:: Dataset excerpts

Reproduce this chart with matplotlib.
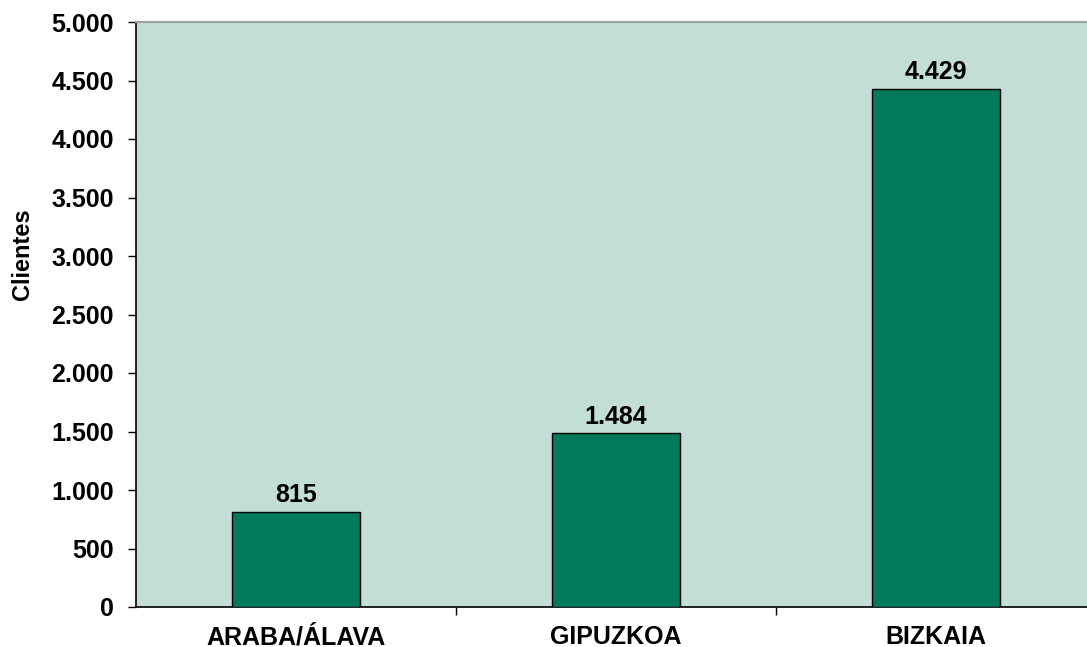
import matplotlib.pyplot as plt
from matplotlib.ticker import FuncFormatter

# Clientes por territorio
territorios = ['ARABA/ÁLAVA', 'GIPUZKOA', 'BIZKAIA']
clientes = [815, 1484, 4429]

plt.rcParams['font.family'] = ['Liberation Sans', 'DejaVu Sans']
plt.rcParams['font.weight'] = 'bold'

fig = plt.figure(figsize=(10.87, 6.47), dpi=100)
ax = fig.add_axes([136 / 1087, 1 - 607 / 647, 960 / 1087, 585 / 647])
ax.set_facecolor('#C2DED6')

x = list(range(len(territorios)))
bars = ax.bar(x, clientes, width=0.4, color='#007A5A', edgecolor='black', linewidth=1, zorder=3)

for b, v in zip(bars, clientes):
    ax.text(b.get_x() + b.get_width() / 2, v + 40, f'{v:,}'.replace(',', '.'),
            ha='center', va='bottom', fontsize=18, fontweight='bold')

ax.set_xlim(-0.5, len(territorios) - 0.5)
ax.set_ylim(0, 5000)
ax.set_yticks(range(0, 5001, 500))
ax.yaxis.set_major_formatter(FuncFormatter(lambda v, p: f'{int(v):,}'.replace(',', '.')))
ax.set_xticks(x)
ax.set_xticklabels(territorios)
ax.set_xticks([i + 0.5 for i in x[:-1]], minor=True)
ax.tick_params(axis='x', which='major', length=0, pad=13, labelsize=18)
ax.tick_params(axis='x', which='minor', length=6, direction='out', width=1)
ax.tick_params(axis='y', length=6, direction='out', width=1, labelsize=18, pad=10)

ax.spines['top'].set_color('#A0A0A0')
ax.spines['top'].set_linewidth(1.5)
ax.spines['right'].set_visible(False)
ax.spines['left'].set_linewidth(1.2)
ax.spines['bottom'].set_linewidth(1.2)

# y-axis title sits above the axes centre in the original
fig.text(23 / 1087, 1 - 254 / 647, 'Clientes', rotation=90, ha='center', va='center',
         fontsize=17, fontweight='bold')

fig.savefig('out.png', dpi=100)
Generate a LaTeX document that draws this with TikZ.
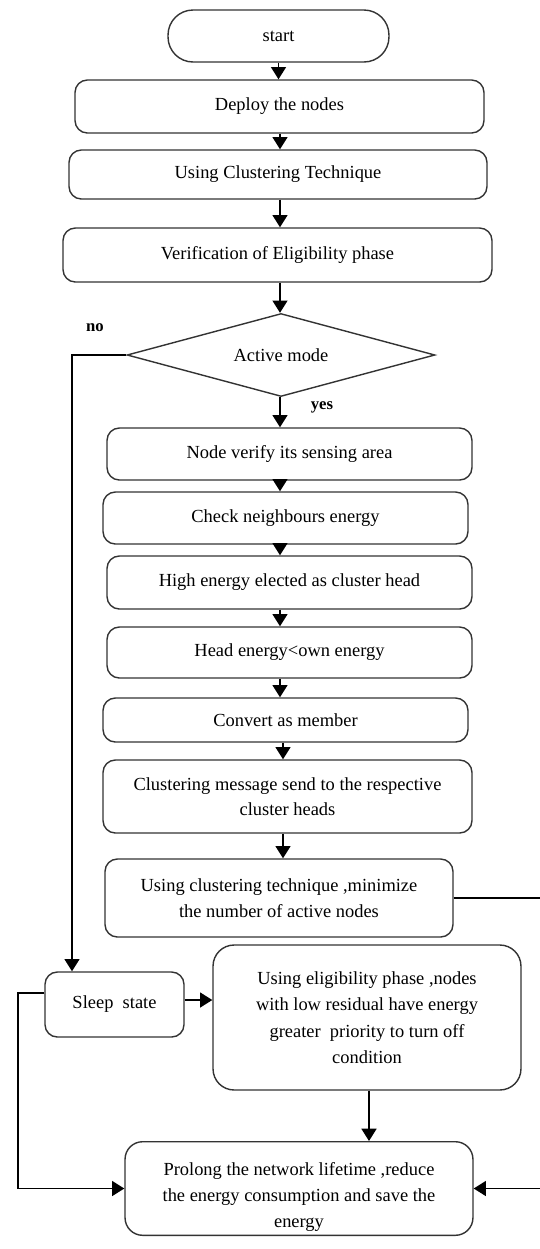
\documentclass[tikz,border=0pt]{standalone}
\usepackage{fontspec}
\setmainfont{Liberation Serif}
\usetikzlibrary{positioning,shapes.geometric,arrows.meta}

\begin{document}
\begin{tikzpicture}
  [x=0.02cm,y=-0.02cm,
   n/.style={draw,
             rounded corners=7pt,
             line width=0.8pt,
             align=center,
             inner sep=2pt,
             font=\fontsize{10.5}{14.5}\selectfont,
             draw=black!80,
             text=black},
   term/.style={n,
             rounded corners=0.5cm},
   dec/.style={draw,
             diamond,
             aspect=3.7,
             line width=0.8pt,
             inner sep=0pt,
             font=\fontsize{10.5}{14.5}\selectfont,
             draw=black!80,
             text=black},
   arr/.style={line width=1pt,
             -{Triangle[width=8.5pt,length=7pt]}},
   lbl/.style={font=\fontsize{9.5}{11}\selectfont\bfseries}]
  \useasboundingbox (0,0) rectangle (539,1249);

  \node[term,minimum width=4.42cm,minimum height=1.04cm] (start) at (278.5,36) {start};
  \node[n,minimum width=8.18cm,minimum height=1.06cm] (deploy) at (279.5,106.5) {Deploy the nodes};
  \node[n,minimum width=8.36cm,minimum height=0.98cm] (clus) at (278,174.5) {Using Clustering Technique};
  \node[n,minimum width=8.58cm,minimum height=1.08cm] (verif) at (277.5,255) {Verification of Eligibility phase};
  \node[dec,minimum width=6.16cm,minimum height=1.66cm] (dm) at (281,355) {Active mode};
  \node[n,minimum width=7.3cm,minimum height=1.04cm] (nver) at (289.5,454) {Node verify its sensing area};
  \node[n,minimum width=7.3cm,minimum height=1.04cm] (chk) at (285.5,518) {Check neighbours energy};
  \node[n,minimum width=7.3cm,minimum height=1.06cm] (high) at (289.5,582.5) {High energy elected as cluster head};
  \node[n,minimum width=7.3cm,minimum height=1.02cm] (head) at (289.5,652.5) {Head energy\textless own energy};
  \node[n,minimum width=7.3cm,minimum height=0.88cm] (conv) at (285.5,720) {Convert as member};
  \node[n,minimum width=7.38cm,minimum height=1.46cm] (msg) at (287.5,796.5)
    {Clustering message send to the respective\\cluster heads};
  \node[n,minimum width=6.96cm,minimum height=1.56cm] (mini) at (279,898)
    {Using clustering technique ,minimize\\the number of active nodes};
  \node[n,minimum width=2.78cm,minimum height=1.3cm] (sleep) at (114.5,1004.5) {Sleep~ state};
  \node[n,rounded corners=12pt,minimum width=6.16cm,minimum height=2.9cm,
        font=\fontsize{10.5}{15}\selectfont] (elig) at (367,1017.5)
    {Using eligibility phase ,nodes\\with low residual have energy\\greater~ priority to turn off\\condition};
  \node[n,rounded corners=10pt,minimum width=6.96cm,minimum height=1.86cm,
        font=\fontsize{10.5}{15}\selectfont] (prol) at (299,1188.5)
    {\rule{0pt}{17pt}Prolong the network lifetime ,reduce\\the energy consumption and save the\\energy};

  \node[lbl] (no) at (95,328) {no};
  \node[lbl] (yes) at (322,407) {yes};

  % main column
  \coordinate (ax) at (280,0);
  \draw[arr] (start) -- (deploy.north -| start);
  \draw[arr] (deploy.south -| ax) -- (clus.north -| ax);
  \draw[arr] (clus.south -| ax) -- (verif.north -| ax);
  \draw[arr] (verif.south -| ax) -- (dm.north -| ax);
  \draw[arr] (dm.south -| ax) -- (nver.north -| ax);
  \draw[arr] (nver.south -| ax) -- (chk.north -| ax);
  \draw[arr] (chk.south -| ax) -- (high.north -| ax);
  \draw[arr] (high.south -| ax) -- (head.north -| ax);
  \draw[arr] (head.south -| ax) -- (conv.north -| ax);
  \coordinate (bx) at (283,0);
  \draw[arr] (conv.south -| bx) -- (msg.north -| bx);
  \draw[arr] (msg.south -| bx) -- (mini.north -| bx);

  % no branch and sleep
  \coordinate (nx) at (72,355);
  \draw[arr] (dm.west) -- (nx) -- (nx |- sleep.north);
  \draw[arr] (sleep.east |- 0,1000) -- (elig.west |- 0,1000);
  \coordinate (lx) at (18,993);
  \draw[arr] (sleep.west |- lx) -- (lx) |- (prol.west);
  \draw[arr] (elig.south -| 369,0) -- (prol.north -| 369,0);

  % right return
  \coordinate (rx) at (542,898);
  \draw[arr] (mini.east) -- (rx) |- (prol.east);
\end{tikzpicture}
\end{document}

::::

Goal: Only the lines from the one containing "Generate a LaTeX" down to the one containing "(0,0) rectangle (539,1249);" should be copied, exactly and with both ends kept. Drop the pictures.

Full response:
Generate a LaTeX document that draws this with TikZ.
\documentclass[tikz,border=0pt]{standalone}
\usepackage{fontspec}
\setmainfont{Liberation Serif}
\usetikzlibrary{positioning,shapes.geometric,arrows.meta}

\begin{document}
\begin{tikzpicture}
  [x=0.02cm,y=-0.02cm,
   n/.style={draw,
             rounded corners=7pt,
             line width=0.8pt,
             align=center,
             inner sep=2pt,
             font=\fontsize{10.5}{14.5}\selectfont,
             draw=black!80,
             text=black},
   term/.style={n,
             rounded corners=0.5cm},
   dec/.style={draw,
             diamond,
             aspect=3.7,
             line width=0.8pt,
             inner sep=0pt,
             font=\fontsize{10.5}{14.5}\selectfont,
             draw=black!80,
             text=black},
   arr/.style={line width=1pt,
             -{Triangle[width=8.5pt,length=7pt]}},
   lbl/.style={font=\fontsize{9.5}{11}\selectfont\bfseries}]
  \useasboundingbox (0,0) rectangle (539,1249);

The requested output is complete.